▶ **AVAILABLE DATA**:
* Start *

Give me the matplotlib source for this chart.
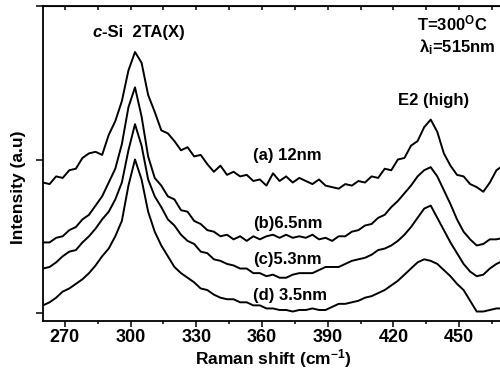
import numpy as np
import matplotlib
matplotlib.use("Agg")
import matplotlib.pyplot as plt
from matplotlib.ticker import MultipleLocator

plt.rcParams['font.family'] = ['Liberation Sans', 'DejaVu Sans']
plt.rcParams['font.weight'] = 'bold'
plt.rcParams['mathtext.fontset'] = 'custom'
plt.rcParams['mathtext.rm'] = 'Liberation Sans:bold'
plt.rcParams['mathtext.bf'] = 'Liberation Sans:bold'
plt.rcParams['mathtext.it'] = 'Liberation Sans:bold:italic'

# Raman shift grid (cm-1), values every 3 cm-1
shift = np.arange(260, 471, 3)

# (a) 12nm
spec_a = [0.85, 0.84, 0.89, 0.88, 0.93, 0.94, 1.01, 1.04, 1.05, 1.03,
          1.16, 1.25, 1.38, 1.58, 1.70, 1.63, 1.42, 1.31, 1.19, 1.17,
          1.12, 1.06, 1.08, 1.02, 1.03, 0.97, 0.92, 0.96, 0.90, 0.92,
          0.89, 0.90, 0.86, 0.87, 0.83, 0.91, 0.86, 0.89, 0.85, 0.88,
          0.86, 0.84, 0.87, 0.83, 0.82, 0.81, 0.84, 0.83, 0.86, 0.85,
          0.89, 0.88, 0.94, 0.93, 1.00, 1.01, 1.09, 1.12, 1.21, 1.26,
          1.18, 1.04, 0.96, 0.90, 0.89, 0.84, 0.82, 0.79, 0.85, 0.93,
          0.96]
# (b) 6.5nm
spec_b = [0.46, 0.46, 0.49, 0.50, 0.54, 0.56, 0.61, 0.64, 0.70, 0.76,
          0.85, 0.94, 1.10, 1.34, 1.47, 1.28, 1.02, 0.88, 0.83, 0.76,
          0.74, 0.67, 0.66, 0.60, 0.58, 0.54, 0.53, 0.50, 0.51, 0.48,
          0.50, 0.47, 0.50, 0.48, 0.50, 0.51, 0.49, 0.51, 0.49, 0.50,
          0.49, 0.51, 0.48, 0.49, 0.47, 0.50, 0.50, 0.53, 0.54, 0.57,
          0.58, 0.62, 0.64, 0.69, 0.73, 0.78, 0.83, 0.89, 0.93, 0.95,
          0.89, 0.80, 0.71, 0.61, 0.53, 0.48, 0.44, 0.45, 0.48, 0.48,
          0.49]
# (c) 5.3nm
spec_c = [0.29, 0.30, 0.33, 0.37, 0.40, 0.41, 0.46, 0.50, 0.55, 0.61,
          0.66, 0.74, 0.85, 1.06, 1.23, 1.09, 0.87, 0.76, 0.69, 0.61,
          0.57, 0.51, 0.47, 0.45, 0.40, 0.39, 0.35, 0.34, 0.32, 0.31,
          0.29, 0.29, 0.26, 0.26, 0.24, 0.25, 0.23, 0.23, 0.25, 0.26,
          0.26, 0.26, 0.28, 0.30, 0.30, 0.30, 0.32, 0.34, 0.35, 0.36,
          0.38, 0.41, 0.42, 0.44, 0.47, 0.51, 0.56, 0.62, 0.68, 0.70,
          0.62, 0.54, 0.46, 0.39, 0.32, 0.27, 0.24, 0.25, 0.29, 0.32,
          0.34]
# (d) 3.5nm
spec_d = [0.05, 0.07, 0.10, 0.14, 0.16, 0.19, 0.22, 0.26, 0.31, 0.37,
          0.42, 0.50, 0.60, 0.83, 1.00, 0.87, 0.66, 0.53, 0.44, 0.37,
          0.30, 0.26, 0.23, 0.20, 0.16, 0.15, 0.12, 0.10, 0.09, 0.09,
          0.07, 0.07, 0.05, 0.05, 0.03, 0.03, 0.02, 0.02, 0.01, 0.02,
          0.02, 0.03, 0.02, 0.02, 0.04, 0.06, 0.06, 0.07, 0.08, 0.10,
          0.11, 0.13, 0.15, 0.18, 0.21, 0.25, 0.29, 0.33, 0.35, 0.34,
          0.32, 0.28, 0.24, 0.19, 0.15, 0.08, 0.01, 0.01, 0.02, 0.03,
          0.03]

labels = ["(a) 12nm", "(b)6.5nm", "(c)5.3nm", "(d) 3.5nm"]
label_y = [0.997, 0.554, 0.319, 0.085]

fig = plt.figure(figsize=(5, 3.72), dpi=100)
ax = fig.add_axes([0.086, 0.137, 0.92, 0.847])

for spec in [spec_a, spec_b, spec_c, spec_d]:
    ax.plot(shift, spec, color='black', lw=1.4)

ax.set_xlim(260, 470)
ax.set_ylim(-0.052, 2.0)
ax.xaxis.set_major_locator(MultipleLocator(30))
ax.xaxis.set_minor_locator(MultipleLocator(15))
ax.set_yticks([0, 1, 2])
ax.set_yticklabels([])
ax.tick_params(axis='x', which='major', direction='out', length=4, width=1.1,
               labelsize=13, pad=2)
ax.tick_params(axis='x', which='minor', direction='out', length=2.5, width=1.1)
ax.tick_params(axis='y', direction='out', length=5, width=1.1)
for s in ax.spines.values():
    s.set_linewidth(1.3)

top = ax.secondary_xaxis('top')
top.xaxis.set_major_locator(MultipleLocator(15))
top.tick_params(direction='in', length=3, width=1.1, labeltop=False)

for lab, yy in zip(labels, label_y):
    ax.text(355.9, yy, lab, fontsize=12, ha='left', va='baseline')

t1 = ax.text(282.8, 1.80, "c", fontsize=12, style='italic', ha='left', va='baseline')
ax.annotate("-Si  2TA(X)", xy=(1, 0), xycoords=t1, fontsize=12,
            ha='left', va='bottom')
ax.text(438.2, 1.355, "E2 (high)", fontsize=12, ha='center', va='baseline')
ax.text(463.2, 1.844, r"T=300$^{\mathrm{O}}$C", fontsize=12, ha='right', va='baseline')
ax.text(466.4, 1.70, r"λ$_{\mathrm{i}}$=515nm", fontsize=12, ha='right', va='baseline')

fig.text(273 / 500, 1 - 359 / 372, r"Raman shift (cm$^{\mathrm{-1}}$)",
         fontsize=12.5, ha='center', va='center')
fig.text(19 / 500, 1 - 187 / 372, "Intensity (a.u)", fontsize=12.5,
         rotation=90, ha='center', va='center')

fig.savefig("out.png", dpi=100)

* End *

▶ **STATED EXERCISE**:
Copy exactly the lines running from the beginning of the listing through the line that has "shift = np.arange(260, 471, 3)". Drop the pictures.

▶ **EXERCISE RESPONSE**:
Give me the matplotlib source for this chart.
import numpy as np
import matplotlib
matplotlib.use("Agg")
import matplotlib.pyplot as plt
from matplotlib.ticker import MultipleLocator

plt.rcParams['font.family'] = ['Liberation Sans', 'DejaVu Sans']
plt.rcParams['font.weight'] = 'bold'
plt.rcParams['mathtext.fontset'] = 'custom'
plt.rcParams['mathtext.rm'] = 'Liberation Sans:bold'
plt.rcParams['mathtext.bf'] = 'Liberation Sans:bold'
plt.rcParams['mathtext.it'] = 'Liberation Sans:bold:italic'

# Raman shift grid (cm-1), values every 3 cm-1
shift = np.arange(260, 471, 3)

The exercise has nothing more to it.